Since retiring from U.K. at the end of 2020, Phillips pilots his battered 2010 Honda Civic between Croatan, North Carolina (retirement home), Lexington, and Myrtle Beach, South Carolina, home of grandchildren Caroline & Andy (and their parents). When not kayaking through the swamps and marshes, ambling through the forest, idling on the beach, or playing with the grandkids, he spends his time drinking beer, fishing, lounging in the hammock, and going to the gym. 

Research and writing continues (at a leisurely pace), mostly in the form of fieldwork in eastern N.C. connected with the activities mentioned above, or screen time on the computer when the weather is bad, the grandkids are in school, or stuck in the city. 

Submitted by jdp on Sat, 08/30/2014 - 08:43 pm

 

I am off to a meeting today, where I will meet with an old professional friend who teaches at an Ivy League university. Also today, the first bill arrived for my daughter’s tuition at a prestigious Midwestern private university. My colleague has lots of time for travel, as he teaches, over the course of a year, about half of what those of us in state universities teach. But what struck me today was not sour grapes about teaching loads (I actually think teaching is important, and usually enjoy it—it’s the administrative BS of the state university that drives me up the wall). It was wondering how much of the outrageous sum I’m about to shell out is actually funding my daughter’s education, vs. paying professors at that university not to teach very much.

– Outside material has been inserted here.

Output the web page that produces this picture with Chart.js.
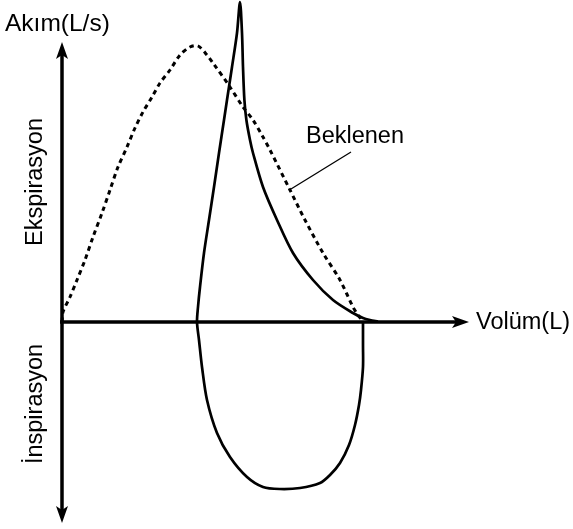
<!DOCTYPE html>
<html>
<head>
<meta charset="utf-8">
<script src="https://cdn.jsdelivr.net/npm/chart.js@4.4.1/dist/chart.umd.min.js"></script>
<style>
html,body{margin:0;padding:0;background:#fff;}
#wrap{width:573px;height:529px;}
</style>
</head>
<body>
<div id="wrap"><canvas id="c" width="573" height="529"></canvas></div>
<script>
// Expected (Beklenen) flow-volume curve: volume (L), flow (L/s)
const expectedVolume = [0,0.025,0.2,0.375,0.575,0.775,1.0,1.2,1.4,1.625,1.825,2.025,2.25,2.45,2.7,2.95,3.2,3.4,3.625,3.775,4.2,4.525,4.775,5.025,5.2,5.7,6.075,6.525,6.95,7.275,7.4,7.5];
const expectedFlow   = [0,0.25,0.625,1.05,1.55,2.125,2.725,3.3,3.875,4.375,4.85,5.25,5.625,5.975,6.3,6.675,6.875,6.9,6.675,6.475,5.875,5.375,5.05,4.625,4.3,3.3,2.55,1.725,1.05,0.375,0.175,0.05];

// Measured loop: inspiration (below axis) then expiration with sharp spike
const loopVolume = [7.525,7.525,7.525,7.475,7.425,7.325,7.175,6.95,6.7,6.45,5.95,5.45,5.025,4.625,4.2,3.875,3.625,3.5,3.425,3.375,
                    3.4,3.45,3.55,3.675,3.8,3.925,4.05,4.125,4.25,4.375,4.45,
                    4.5,4.525,4.56,4.61,4.7,4.775,5.025,5.375,5.775,6.275,6.775,7.275,7.525,7.7,7.9];
const loopFlow   = [0,-0.575,-1.125,-1.7,-2.075,-2.575,-3.075,-3.525,-3.825,-4.025,-4.15,-4.175,-4.125,-3.875,-3.375,-2.775,-1.95,-1.125,-0.45,0,
                    0.375,0.875,1.725,2.55,3.375,4.225,5.05,5.55,6.375,7.225,8.0,
                    7.225,6.375,5.55,5.05,4.55,4.225,3.375,2.55,1.725,1.05,0.55,0.225,0.1,0.05,0.0125];

// Leader line for the "Beklenen" label
const leaderVolume = [5.725, 7.225];
const leaderFlow   = [3.325, 4.25];

const labels = {
  yTitle: "Akım(L/s)",
  xTitle: "Volüm(L)",
  upper: "Ekspirasyon",
  lower: "İnspirasyon",
  expected: "Beklenen"
};

const toPts = (xs, ys) => xs.map((x, i) => ({x: x, y: ys[i]}));

const axesPlugin = {
  id: 'axesPlugin',
  afterDatasetsDraw(chart) {
    const ctx = chart.ctx;
    const xs = chart.scales.x, ys = chart.scales.y;
    const x0 = xs.getPixelForValue(0), y0 = ys.getPixelForValue(0);
    const xEnd = xs.getPixelForValue(10.175);
    const yTop = ys.getPixelForValue(7.0);
    const yBot = ys.getPixelForValue(-5.025);
    ctx.save();
    ctx.strokeStyle = '#000';
    ctx.fillStyle = '#000';
    ctx.lineWidth = 3.5;
    ctx.lineCap = 'butt';
    ctx.beginPath();
    ctx.moveTo(x0, yTop + 10);
    ctx.lineTo(x0, yBot - 10);
    ctx.stroke();
    ctx.beginPath();
    ctx.moveTo(x0 - 2, y0);
    ctx.lineTo(xEnd - 10, y0);
    ctx.stroke();
    function head(tx, ty, dx, dy) {
      const L = 17, W = 6, N = 13;
      const px = -dy, py = dx;
      ctx.beginPath();
      ctx.moveTo(tx, ty);
      ctx.lineTo(tx - dx*L + px*W, ty - dy*L + py*W);
      ctx.lineTo(tx - dx*N, ty - dy*N);
      ctx.lineTo(tx - dx*L - px*W, ty - dy*L - py*W);
      ctx.closePath();
      ctx.fill();
    }
    head(x0, yTop, 0, -1);
    head(x0, yBot, 0, 1);
    head(xEnd, y0, 1, 0);

    ctx.textBaseline = 'alphabetic';
    ctx.textAlign = 'left';
    ctx.font = '24.5px "Liberation Sans", Arial, sans-serif';
    ctx.fillText(labels.yTitle, 5, 31);
    ctx.font = '23.5px "Liberation Sans", Arial, sans-serif';
    ctx.fillText(labels.xTitle, 476, 329);
    ctx.fillText(labels.expected, 306, 143);
    ctx.textAlign = 'center';
    ctx.save();
    ctx.translate(42, 182);
    ctx.rotate(-Math.PI/2);
    ctx.fillText(labels.upper, 0, 0);
    ctx.restore();
    ctx.save();
    ctx.translate(42, 404);
    ctx.rotate(-Math.PI/2);
    ctx.fillText(labels.lower, 0, 0);
    ctx.restore();
    ctx.restore();
  }
};

new Chart(document.getElementById('c'), {
  type: 'scatter',
  data: {
    datasets: [
      {
        label: 'Beklenen',
        data: toPts(expectedVolume, expectedFlow),
        showLine: true,
        borderColor: '#000',
        borderWidth: 3,
        borderDash: [4.5, 4],
        pointRadius: 0,
        tension: 0.3,
        fill: false,
        clip: false
      },
      {
        label: 'Ölçülen',
        data: toPts(loopVolume, loopFlow),
        showLine: true,
        borderColor: '#000',
        borderWidth: 2.7,
        pointRadius: 0,
        tension: 0.3,
        fill: false,
        clip: false
      },
      {
        label: 'leader',
        data: toPts(leaderVolume, leaderFlow),
        showLine: true,
        borderColor: '#000',
        borderWidth: 1.3,
        pointRadius: 0,
        tension: 0,
        fill: false
      }
    ]
  },
  options: {
    responsive: false,
    animation: false,
    devicePixelRatio: 1,
    layout: {padding: 0},
    plugins: {legend: {display: false}, tooltip: {enabled: false}},
    scales: {
      x: {type: 'linear', display: false, min: -1.55, max: 12.775},
      y: {type: 'linear', display: false, min: -5.175, max: 8.05}
    }
  },
  plugins: [axesPlugin]
});
</script>
</body>
</html>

One thing I can say about my university—and many other state universities—is that while we do not have as many big-name academic superstars as some of the prestigious private schools, we do have some. And if your kid comes here, she or he has a reasonable shot of actually encountering them in the classroom. I wonder to what extent that is true in the Ivies and their peer institutions. I hope, for the sake of my daughter and my own consumer self-esteem, that my cynicism is misplaced.